(Reuters) - A federal judge in Manhattan on Wednesday said the US securities regulator's lawsuit against Coinbase can move forward, but dismissed one claim the agency made against the largest US cryptocurrency exchange.
US District Judge Katherine Polk Failla partly granted Coinbase's motion to dismiss the Securities and Exchange Commission's lawsuit alleging the company is flouting its rules.
While the decision is a partial win for Coinbase in what could be a lengthy and expensive court battle, it largely blesses the SEC's approach to cryptocurrency and agrees with other judges who have sided with the regulator.
Shares in Coinbase were down 2.4% in morning trading following the ruling.
Coinbase Chief Legal Officer Paul Grewal said in a social media post on X that the exchange was prepared for the ruling and will continue to fight the SEC's claims.
"We remain confident in our legal arguments, we look forward to proving we’re right," he said.
A spokesperson for the SEC did not immediately respond to a request for comment.
The SEC sued Coinbase in June, saying the firm facilitated trading of at least 13 crypto tokens that should have been registered as securities and was operating illegally as a national securities exchange, broker, and clearing agency without registering with the regulator.
Failla allowed most of the lawsuit to proceed but dismissed the SEC's claim that Coinbase acted as an unregistered broker via its wallet application.
The case against the world's largest publicly traded cryptocurrency exchange is a high-water mark in the regulator's campaign to apply US securities law to digital asset companies.

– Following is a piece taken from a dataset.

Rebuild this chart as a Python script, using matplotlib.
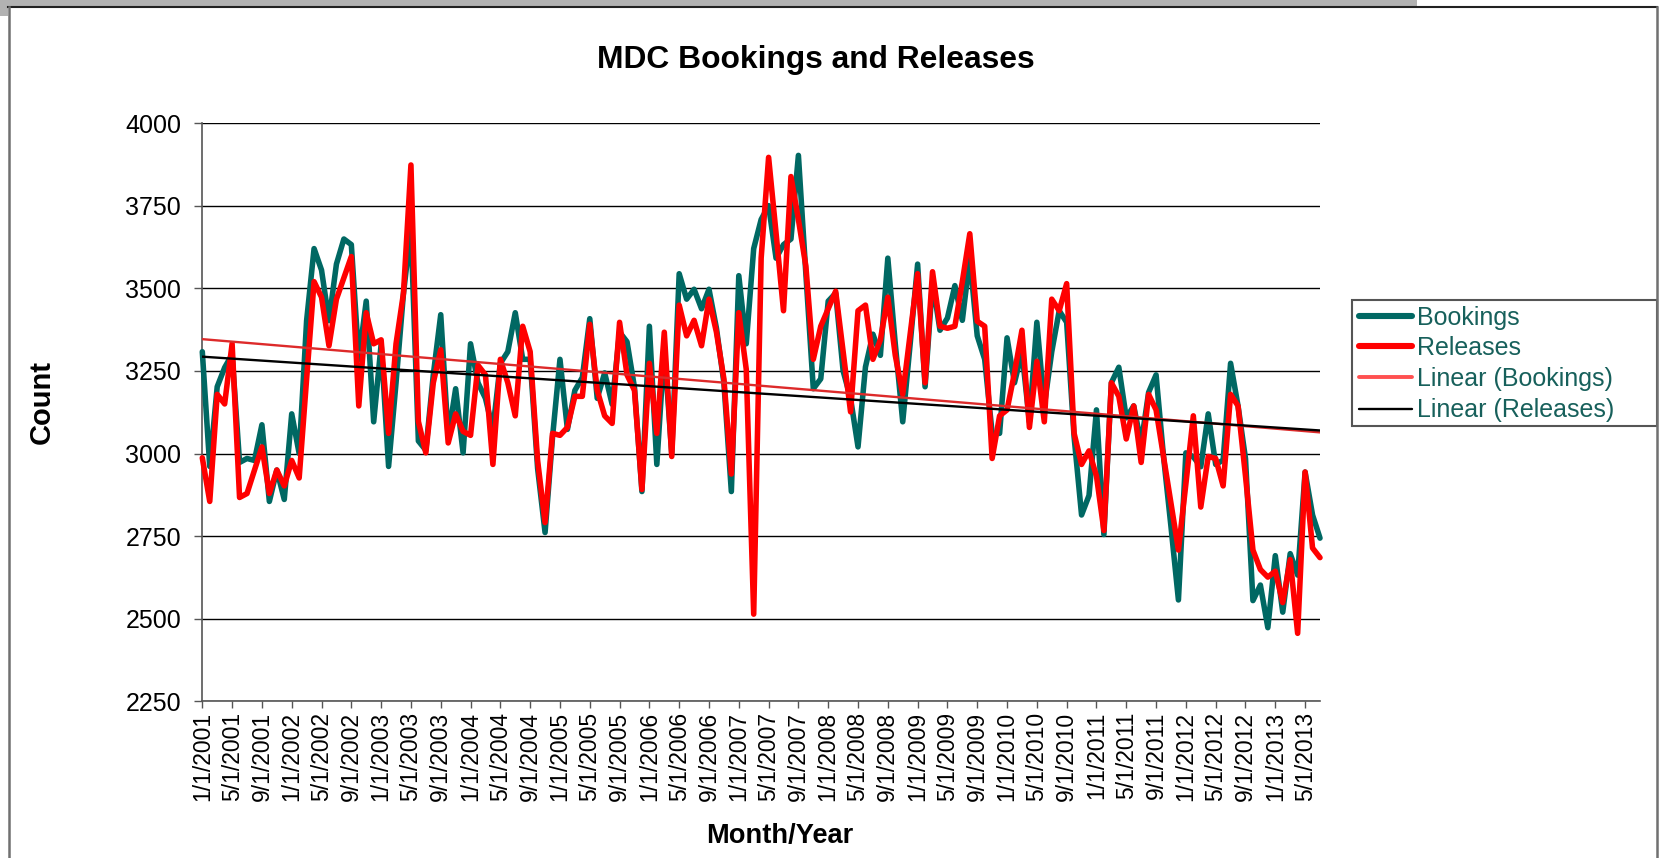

To do so, the SEC has largely relied on a US Supreme Court ruling setting out a test for when an investment constitutes a security. A key piece is whether returns "come solely from the efforts of others."
Coinbase has argued that crypto assets, unlike stocks and bonds, do not meet that definition, a position held by the vast majority of the crypto industry.
Failla rejected that argument, saying the SEC has a plausible claim that at least some of the digital assets listed on the exchange are securities.
The SEC has pointed to statements by developers, including Solana Labs and Polygon Technology, about efforts to build and improve their technology.
"An objective investor in both the primary and secondary markets would perceive these statements as promising the possibility of profits solely derived from the efforts of others," Failla wrote.
In the few cases that have gone to court, judges have mostly agreed with the SEC that the crypto assets at issue were securities.
Unlike assets such as commodities that are strictly regulated, securities must be registered with the SEC by their issuer. They also require detailed disclosures to inform investors of potential risks.